Bridging the Organizational Gap Between Engineering and Execution
- Jonathan Kocher
- Feb 25
- 2 min read
Organizations invest heavily in engineering talent, design rigor, and technical planning. Yet even the most capable teams can see projects stumble, not because the technical work is flawed, but because execution lacks alignment with strategy.
This disconnect between engineering and execution is a silent but pervasive risk in growing and complex organizations.
Where the Gap Shows Up
The organizational gap manifests in several common ways:
Delayed decision-making: Engineering produces options, but execution waits on approvals or prioritization.
Scope drift: Technical teams advance on assumptions misaligned with operational or business constraints.
Fragmented communication: Teams work in silos; critical insights fail to reach decision-makers.
Inconsistent governance: Standards, reporting, and accountability vary across initiatives.
Reactive problem-solving: Issues are addressed only when crises occur, rather than proactively.
When these patterns persist, even technically strong organizations can experience cost overruns, missed deadlines, and frustrated stakeholders.
Why This Gap Exists
Structural misalignment: Engineering and operations are often in separate reporting lines.
Role ambiguity: Teams aren’t clear on ownership of decisions, priorities, or risk accountability.
Leadership bandwidth limits: Senior leaders are pulled into execution details, leaving less time for strategy and oversight.
Scaling pressures: As projects grow or multiply, informal coordination breaks down quickly.
The gap isn’t a people problem — it’s a systems problem. And systems without intentional leadership often fail silently until major issues emerge.
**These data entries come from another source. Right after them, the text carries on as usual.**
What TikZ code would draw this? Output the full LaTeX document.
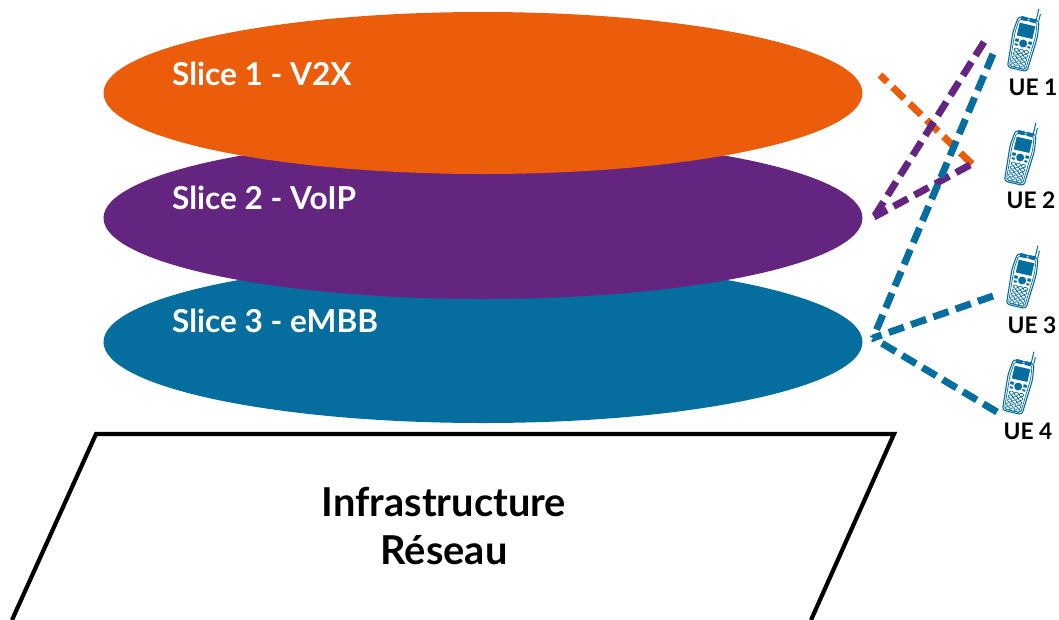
\documentclass[tikz,border=0pt]{standalone}
\usepackage{fontspec}
\setmainfont{Lato}
\usetikzlibrary{calc,shapes.geometric}
\definecolor{sliceO}{HTML}{EC5D0B}
\definecolor{sliceP}{HTML}{642581}
\definecolor{sliceB}{HTML}{056E9F}
\tikzset{
  slice/.style={ellipse,minimum width=759pt,minimum height=162pt,inner sep=0pt},
  slicelabel/.style={anchor=west,text=white,inner sep=0pt,font=\bfseries\fontsize{31.6}{36}\selectfont},
  uelabel/.style={text=black,font=\bfseries\fontsize{22.8}{25}\selectfont,inner sep=0pt},
  link/.style={line width=7pt,dash pattern=on 16pt off 7.6pt},
  infra/.style={draw=black,line width=4.2pt,miter limit=10},
  infratext/.style={align=center,font=\bfseries\fontsize{39.8}{48}\selectfont,inner sep=0pt},
  pics/phone/.style={code={
    \begin{scope}[rotate=-13,sliceB,x=1pt,y=1pt]
      \draw[line width=1.1pt,fill=white,rounded corners=3pt] (-10,-26) -- (-12.5,10) -- (-10.5,26) -- (10.5,26) -- (12.5,10) -- (10,-26) -- cycle;
      \draw[line width=0.7pt,rounded corners=2pt] (-8.3,-24.5) -- (-10.5,10) -- (-9,24) -- (9,24) -- (10.5,10) -- (8.3,-24.5) -- cycle;
      \draw[line width=1pt] (7.5,26) -- (7.5,38);
      \draw[line width=1pt] (10.2,26) -- (10.2,33);
      \fill[rounded corners=1pt] (-8,27) rectangle (-1,23);
      \fill[rounded corners=1pt] (1,27) rectangle (8,23);
      \fill (-8,20) rectangle (8,7);
      \fill (0,0.5) circle (4pt);
      \fill (-8.5,4) rectangle (-5,1);
      \fill (8.5,4) rectangle (5,1);
      \fill (-8,-3) -- (-5,-3) -- (-5,-1) -- (-8,-1) -- cycle;
      \fill (8,-3) -- (5,-3) -- (5,-1) -- (8,-1) -- cycle;
      \foreach \r in {-7,-11,-15,-19,-23}{
        \foreach \c in {-5.4,0,5.4}{
          \draw[line width=0.7pt] (\c*0.95,\r) ellipse (2.2pt and 1.6pt);
        }
      }
    \end{scope}
  }}
}
\begin{document}
\begin{tikzpicture}[x=1pt,y=-1pt]
  \useasboundingbox (0,0) rectangle (1059,619);
  % infrastructure
  \coordinate (pa) at (12,620);
  \coordinate (pb) at (96,434);
  \coordinate (pc) at (894,434);
  \coordinate (pd) at (811,620);
  \begin{scope}
    \clip (0,0) rectangle (1059,619);
    \draw[infra] (pa) -- (pb) -- (pc) -- (pd);
  \end{scope}
  \node[infratext] (infra) at (444,526) {Infrastructure\\Réseau};
  % slices
  \node[slice,fill=sliceB] (s3) at (483,342) {};
  \node[slice,fill=sliceP] (s2) at (483,218) {};
  \node[slice,fill=sliceO] (s1) at (483,93) {};
  \node[slicelabel] (l1) at (172,74) {Slice 1 - V2X};
  \node[slicelabel] (l2) at (172,198) {Slice 2 - VoIP};
  \node[slicelabel] (l3) at (172,321) {Slice 3 - eMBB};
  % phones
  \pic at (1023,44) {phone};
  \pic at (1020,158) {phone};
  \pic at (1022,281) {phone};
  \pic at (1018,387) {phone};
  \node[uelabel] (u1) at (1033,87) {UE 1};
  \node[uelabel] (u2) at (1031,200) {UE 2};
  \node[uelabel] (u3) at (1032,325) {UE 3};
  \node[uelabel] (u4) at (1028,431) {UE 4};
  % link ends
  \coordinate (oa) at (880,75);
  \coordinate (ob) at (972,164);
  \coordinate (pp) at (874,217);
  \coordinate (p1) at (984,42);
  \coordinate (p2) at (970,165);
  \coordinate (b1) at (993,54);
  \coordinate (b0) at (873,338);
  \coordinate (b3) at (993,296);
  \coordinate (b4) at (997,412);
  % links
  \draw[link,sliceO] (ob) -- (oa);
  \draw[link,sliceP] (p1) -- (pp);
  \draw[link,sliceP] (p2) -- (pp);
  \draw[link,sliceB] (b1) -- (b0);
  \draw[link,sliceB] (b3) -- (b0);
  \draw[link,sliceB] (b4) -- (b0);
\end{tikzpicture}
\end{document}
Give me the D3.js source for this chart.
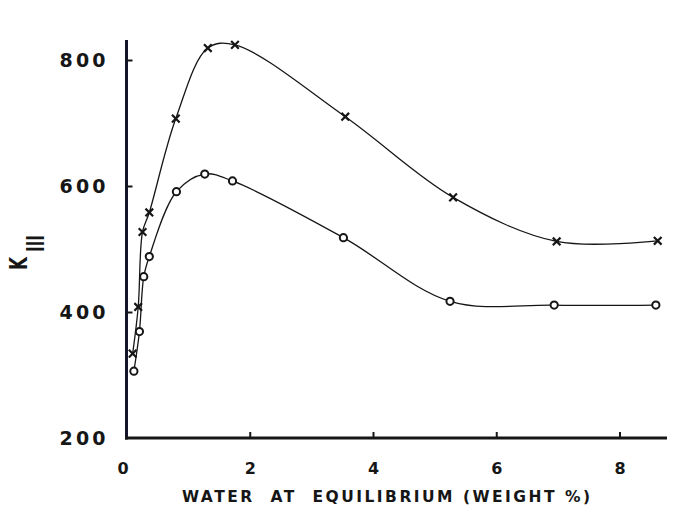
<!DOCTYPE html>
<html>
<head>
<meta charset="utf-8">
<script src="https://cdn.jsdelivr.net/npm/d3@7/dist/d3.min.js"></script>
<style>
  html, body { margin: 0; padding: 0; background: #fff; }
  svg { display: block; }
</style>
</head>
<body>
<svg id="chart" width="677" height="518"></svg>
<script>
// ---- data ----
const xTicks = [0, 2, 4, 6, 8];
const yTicks = [200, 400, 600, 800];
const crossX = [0.10, 0.19, 0.26, 0.37, 0.80, 1.32, 1.76, 3.55, 5.30, 6.98, 8.62];
const crossY = [334, 408, 527, 558, 707, 819, 824, 710, 582, 512, 513];
const circleX = [0.12, 0.21, 0.28, 0.37, 0.81, 1.27, 1.72, 3.52, 5.25, 6.94, 8.59];
const circleY = [306, 369, 456, 488, 591, 619, 608, 518, 417, 411, 411];
const xTitle = "WATER  AT  EQUILIBRIUM (WEIGHT %)";

const svg = d3.select("#chart");
const x = d3.scaleLinear().domain([0, 8]).range([126.5, 619.5]);
const y = d3.scaleLinear().domain([200, 800]).range([438, 60]);

const ink = "#161616";
const tickFont = "'DejaVu Sans', sans-serif";

// axis lines
svg.append("line").attr("x1", x(0)).attr("x2", x(0)).attr("y1", 40).attr("y2", y(200) + 1.5)
  .attr("stroke", "#14142a").attr("stroke-width", 3);
svg.append("line").attr("x1", x(0) - 1.5).attr("x2", 667).attr("y1", y(200)).attr("y2", y(200))
  .attr("stroke", ink).attr("stroke-width", 3);

// y axis ticks + labels
const yAxis = d3.axisLeft(y).tickValues(yTicks).tickSizeInner(-6).tickSizeOuter(0).tickPadding(21);
const gy = svg.append("g").attr("transform", `translate(${x(0)},0)`).call(yAxis);
gy.select(".domain").remove();
gy.selectAll(".tick line").attr("stroke", ink).attr("stroke-width", 2)
  .filter(d => d === 200).remove();
gy.selectAll(".tick text")
  .attr("font-family", tickFont).attr("font-weight", "bold").attr("font-size", 19)
  .attr("fill", ink).attr("textLength", 46).attr("lengthAdjust", "spacing");

// x axis ticks + labels
const xAxis = d3.axisBottom(x).tickValues(xTicks).tickSizeInner(-6).tickSizeOuter(0).tickPadding(24);
const gx = svg.append("g").attr("transform", `translate(0,${y(200)})`).call(xAxis);
gx.select(".domain").remove();
gx.selectAll(".tick line").attr("stroke", ink).attr("stroke-width", 2)
  .filter(d => d === 0).remove();
gx.selectAll(".tick text")
  .attr("font-family", tickFont).attr("font-weight", "bold").attr("font-size", 16)
  .attr("fill", ink).attr("dy", "0.72em");
gx.selectAll(".tick").filter(d => d === 0).select("text").attr("dx", -4);

// x title
svg.append("text").attr("x", 386).attr("y", 502).attr("text-anchor", "middle")
  .attr("font-family", tickFont).attr("font-weight", "bold").attr("font-size", 15.5)
  .attr("fill", ink).attr("textLength", 408).attr("lengthAdjust", "spacing")
  .attr("xml:space", "preserve")
  .text(xTitle);

// y title K_III
svg.append("text").attr("transform", "translate(27,270) rotate(-90)")
  .attr("font-family", tickFont).attr("font-weight", "bold").attr("font-size", 25)
  .attr("fill", ink).attr("textLength", 13).attr("lengthAdjust", "spacingAndGlyphs")
  .text("K");
svg.append("text").attr("transform", "translate(44,252) rotate(-90)")
  .attr("font-family", "'Noto Sans CJK JP', 'DejaVu Sans', sans-serif").attr("font-weight", "bold")
  .attr("font-size", 24)
  .attr("fill", ink).attr("textLength", 17).attr("lengthAdjust", "spacingAndGlyphs")
  .text("Ⅲ");

// curves
const line = d3.line().x(d => x(d[0])).y(d => y(d[1])).curve(d3.curveCatmullRom.alpha(0.5));
const crossPts = crossX.map((v, i) => [v, crossY[i]]);
const circlePts = circleX.map((v, i) => [v, circleY[i]]);

svg.append("path").attr("d", line(crossPts)).attr("fill", "none")
  .attr("stroke", ink).attr("stroke-width", 1.3);
svg.append("path").attr("d", line(circlePts)).attr("fill", "none")
  .attr("stroke", ink).attr("stroke-width", 1.3);

// cross markers
const cross = d3.symbol().type(d3.symbolX).size(40);
svg.append("g").selectAll("path").data(crossPts).join("path")
  .attr("transform", d => `translate(${x(d[0])},${y(d[1])})`)
  .attr("d", cross).attr("fill", "none").attr("stroke", ink).attr("stroke-width", 2.2);

// circle markers
svg.append("g").selectAll("circle").data(circlePts).join("circle")
  .attr("cx", d => x(d[0])).attr("cy", d => y(d[1])).attr("r", 3.6)
  .attr("fill", "#fff").attr("stroke", ink).attr("stroke-width", 2);
</script>
</body>
</html>
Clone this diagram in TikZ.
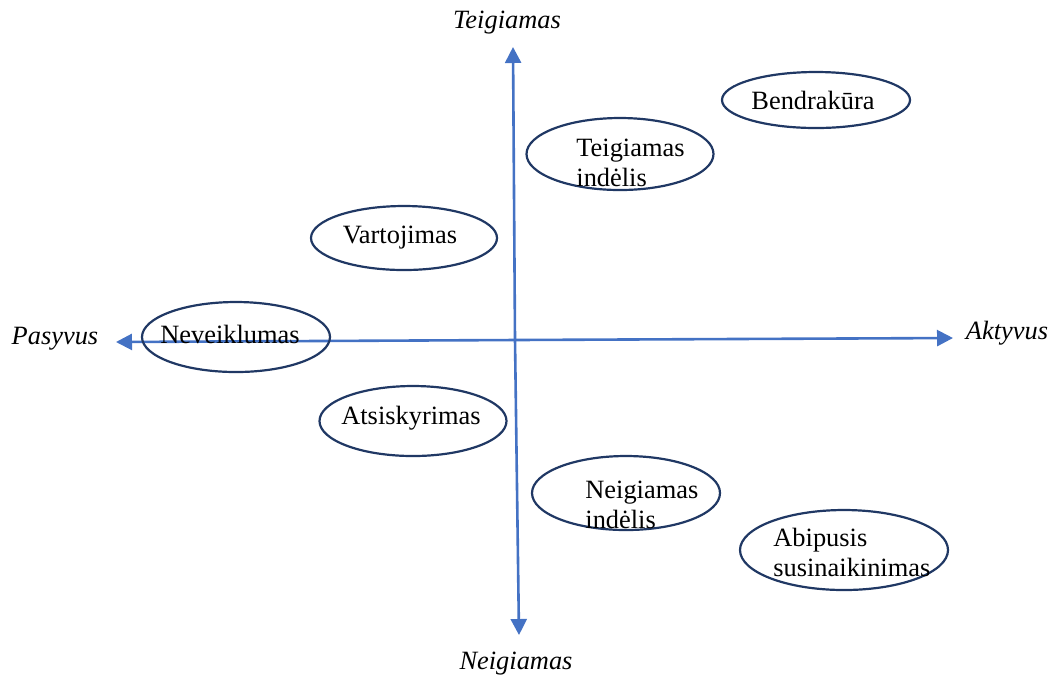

Closing the Gap: High-Level Approaches
Clarify decision rights – Define who owns what, from scope approval to operational trade-offs.
Establish governance cadence – Regular, structured review and reporting frameworks prevent surprises.
Integrate leadership perspective – Senior execution insight ensures engineering outputs are actionable and aligned with strategy.
Create connective roles – Fractional or interim leadership can bridge functional silos without permanently expanding headcount.
Monitor risk continuously – Identify latent operational risks early; don’t rely on retrospective problem-solving.
Organizations that intentionally bridge engineering and execution see faster, more predictable results — and can scale projects without adding excessive permanent overhead.
Bottom Line
Engineering excellence is necessary, but it’s not sufficient. Execution requires its own leadership, structure, and integrative oversight.
Bridging the gap isn’t about fixing people — it’s about connecting strategy, technical work, and delivery. Doing so transforms latent risk into predictable results and ensures that your organization’s investments in engineering talent actually pay off.